– As Tyler Duffey reached the Twins dugout, discouraged by giving up six runs while recording only six outs in his major league debut three summers ago, Trevor May greeted him with a message meant to console.

“I said, ‘Don’t worry, mine was worse,’ ” May said Friday. “Mine took longer and looked uglier.”

May’s point is one the Twins are confronting more than ever before. Four starting pitchers have made their big-league debuts for the team this season, something that has happened only once before in franchise history: last year. That’s a lot of youth and inexperience, a lot of cross-your-finger evenings, in the most important position on the field.

And the hardest part of all these career launchings is this: The Twins can’t trust the results they are seeing, good or bad.

“I don’t think so. It’s more about trying to see how they handle the transition, the demeanor on the mound,” manager Paul Molitor said. “But it’s hard to gauge.

“You’ve got to be careful how much credit or lack of credit you give people for success or lack of success. We’re watching. We’re watching stuff, not just control but command, and trying to see if their pitches play.”

But drawing conclusions, or even just projecting what a pitcher might become, based on a September in the majors? It’s next to impossible.

“I had a good debut,” Kyle Gibson said of limiting the Royals to two runs over six innings back in June 2013, “and then the next nine starts, you would have wondered.”

He followed up that hopeful outing, in fact, by giving up eight runs in his next start. By season’s end, his ERA had ballooned to 6.53.

Jose Berrios, meanwhile, gave up five runs in four innings in his 2016 debut, and had a rookie ERA of 8.02 in 14 starts. He was an All-Star two years later.

And May? He told the story Friday of his own 2014 debut, while sitting in the same stadium in which it occurred. “I don’t think it could have gone any worse. So it’s easy for me to say, ‘That’s not who I am. Your first start, your first season, that’s not who you will be,’ ” he said of that two-inning debut, in which he walked seven A’s batters. “But it’s a good memory now.

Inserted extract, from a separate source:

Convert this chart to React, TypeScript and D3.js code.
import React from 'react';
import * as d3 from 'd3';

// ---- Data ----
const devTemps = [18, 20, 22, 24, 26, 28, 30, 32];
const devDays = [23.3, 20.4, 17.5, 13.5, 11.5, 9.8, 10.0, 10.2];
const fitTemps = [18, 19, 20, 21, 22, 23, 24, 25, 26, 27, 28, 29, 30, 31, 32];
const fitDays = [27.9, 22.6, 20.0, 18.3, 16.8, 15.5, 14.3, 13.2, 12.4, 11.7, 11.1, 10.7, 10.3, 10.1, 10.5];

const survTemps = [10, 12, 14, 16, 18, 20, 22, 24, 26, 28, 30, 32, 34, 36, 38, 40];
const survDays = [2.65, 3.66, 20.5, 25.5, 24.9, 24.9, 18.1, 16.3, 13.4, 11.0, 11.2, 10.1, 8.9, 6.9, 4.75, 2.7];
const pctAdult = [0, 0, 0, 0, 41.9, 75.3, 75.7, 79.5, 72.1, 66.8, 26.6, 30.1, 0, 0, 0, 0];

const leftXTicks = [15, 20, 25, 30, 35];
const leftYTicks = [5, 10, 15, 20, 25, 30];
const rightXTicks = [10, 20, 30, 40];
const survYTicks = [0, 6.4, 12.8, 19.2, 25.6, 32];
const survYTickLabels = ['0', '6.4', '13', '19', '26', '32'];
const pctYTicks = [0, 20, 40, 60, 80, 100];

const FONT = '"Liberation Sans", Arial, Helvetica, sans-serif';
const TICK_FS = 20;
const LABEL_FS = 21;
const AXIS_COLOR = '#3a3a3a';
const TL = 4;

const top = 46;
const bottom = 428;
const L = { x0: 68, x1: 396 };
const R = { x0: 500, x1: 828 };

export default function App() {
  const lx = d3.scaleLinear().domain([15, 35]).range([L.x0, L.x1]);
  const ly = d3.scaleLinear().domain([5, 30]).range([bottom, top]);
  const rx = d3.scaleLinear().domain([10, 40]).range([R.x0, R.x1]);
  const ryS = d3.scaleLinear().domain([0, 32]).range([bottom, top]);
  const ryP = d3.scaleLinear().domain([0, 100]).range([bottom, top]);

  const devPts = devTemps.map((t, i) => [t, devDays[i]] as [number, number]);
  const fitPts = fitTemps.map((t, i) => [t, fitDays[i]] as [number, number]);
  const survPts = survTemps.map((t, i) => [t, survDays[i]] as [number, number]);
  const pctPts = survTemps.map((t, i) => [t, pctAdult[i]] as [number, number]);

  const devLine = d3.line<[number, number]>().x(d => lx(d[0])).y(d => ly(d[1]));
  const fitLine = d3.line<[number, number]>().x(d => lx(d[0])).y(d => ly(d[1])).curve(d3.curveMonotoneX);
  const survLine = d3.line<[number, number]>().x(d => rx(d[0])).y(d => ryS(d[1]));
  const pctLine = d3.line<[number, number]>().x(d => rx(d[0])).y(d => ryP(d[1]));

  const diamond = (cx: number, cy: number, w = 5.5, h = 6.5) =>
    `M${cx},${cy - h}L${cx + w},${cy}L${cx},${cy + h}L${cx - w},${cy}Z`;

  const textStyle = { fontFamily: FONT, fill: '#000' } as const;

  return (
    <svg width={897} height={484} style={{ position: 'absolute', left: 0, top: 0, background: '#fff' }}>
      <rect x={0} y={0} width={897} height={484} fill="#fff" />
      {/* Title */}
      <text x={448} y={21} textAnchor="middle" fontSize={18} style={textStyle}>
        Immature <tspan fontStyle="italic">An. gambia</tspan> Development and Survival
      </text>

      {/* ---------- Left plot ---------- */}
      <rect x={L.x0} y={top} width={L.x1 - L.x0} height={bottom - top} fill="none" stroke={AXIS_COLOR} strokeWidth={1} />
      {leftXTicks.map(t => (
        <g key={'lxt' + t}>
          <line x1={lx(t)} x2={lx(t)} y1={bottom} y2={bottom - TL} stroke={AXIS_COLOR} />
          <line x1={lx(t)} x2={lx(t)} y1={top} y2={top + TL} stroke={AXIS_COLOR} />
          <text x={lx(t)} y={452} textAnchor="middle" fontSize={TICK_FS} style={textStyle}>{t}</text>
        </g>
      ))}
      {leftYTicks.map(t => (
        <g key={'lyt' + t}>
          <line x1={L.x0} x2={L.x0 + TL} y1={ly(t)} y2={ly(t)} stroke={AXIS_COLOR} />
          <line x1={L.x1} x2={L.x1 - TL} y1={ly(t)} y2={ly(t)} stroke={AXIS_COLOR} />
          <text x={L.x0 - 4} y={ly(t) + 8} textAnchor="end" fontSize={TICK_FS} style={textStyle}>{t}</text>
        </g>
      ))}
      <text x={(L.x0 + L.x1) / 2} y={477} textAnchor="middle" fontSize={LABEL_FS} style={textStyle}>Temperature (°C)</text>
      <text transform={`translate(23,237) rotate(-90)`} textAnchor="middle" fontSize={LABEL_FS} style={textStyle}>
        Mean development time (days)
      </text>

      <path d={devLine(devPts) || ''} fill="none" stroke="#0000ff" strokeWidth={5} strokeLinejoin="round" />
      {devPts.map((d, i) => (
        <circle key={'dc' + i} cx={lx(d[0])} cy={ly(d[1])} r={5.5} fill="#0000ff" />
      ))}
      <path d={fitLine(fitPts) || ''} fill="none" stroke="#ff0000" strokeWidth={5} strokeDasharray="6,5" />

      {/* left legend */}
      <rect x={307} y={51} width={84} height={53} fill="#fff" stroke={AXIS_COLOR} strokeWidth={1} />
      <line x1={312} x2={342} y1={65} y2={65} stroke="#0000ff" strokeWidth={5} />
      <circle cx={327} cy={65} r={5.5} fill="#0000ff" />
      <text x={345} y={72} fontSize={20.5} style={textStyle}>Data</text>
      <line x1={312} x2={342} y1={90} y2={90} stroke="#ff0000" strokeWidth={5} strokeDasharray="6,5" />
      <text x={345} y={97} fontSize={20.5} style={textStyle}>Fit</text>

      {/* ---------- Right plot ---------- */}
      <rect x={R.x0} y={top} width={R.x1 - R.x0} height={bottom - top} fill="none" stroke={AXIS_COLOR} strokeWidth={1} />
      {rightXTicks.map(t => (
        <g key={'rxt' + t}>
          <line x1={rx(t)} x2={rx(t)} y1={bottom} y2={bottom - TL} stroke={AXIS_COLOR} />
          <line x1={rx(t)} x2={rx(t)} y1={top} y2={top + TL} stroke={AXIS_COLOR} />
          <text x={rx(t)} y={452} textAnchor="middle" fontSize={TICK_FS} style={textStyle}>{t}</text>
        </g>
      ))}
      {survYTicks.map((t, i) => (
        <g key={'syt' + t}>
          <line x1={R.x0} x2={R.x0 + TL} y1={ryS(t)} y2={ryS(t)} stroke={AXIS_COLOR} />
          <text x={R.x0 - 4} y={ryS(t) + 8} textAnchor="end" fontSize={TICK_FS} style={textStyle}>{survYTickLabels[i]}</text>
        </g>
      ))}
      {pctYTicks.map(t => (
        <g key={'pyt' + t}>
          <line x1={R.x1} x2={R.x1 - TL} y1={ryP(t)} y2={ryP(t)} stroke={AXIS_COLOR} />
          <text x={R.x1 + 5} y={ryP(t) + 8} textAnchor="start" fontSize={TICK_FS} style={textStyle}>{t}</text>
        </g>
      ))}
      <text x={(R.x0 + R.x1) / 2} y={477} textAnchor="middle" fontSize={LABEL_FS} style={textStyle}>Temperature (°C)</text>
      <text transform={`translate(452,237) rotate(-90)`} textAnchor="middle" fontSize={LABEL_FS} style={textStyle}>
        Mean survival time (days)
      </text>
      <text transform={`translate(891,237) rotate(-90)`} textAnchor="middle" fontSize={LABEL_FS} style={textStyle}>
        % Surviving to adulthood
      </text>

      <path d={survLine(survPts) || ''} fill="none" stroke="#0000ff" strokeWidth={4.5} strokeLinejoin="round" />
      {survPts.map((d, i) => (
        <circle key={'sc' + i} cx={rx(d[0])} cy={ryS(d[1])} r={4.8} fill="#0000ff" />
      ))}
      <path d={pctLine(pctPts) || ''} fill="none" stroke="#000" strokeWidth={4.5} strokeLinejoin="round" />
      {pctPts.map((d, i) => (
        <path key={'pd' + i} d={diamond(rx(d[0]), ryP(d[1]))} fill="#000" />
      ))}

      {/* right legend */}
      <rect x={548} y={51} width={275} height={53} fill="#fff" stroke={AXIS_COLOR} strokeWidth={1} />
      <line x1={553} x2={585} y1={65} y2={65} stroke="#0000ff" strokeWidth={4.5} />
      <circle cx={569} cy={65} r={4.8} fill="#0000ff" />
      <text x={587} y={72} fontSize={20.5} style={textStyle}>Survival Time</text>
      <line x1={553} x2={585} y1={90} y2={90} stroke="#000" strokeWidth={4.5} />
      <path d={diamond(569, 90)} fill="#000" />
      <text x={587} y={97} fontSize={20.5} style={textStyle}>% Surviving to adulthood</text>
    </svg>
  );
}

My grandkids will know about it. I joke about it — I had the worst debut of anyone in here, and I’m still here.”

That should come as some comfort for Stephen Gonsalves, the lefthander who pitched six shutout innings in Detroit on Wednesday.

Of the 44 starting pitchers who made their major league debut this season, nobody recorded fewer outs than Gonsalves, who gave up four runs in just 1⅓ innings in August. But that group of 44 has a cumulative ERA of 5.58, which tells you how bright lights affect young pitchers.

“Guys just don’t give away at-bats up here. Well, some guys do, but they’re usually young hitters learning their way, too. But guys who have been around for any length of time, they simply don’t give away at-bats, and that’s a huge adjustment,” May said. “You have to battle that every at-bat. You have to keep making good pitches even if you’re nine pitches into the at-bat. That’s why 99.9 percent of pitchers struggle for a while when they get here.”

And that’s why teams can’t even read too much into successful debuts, either. Fernando Romero, for instance, is one of eight rookies who didn’t give up a run in his debut this season; he gave up only one run in his first three starts for the Twins, in fact. But hitters figured him out, hit .350 over his final six starts, and Romero, with a 7.67 ERA over that stretch, went back to Class AAA Rochester.

Gonsalves has stayed in the majors, and eventually began to show signs of the promise that got him promoted in the first place.

“You’d like to succeed right away, but you’re going to have growing pains. It’s just about how you get through them,” Gonsalves said. “You’ve got to be able to fight your way through them, learn from the mistakes, and try to kind of enjoy the struggle.”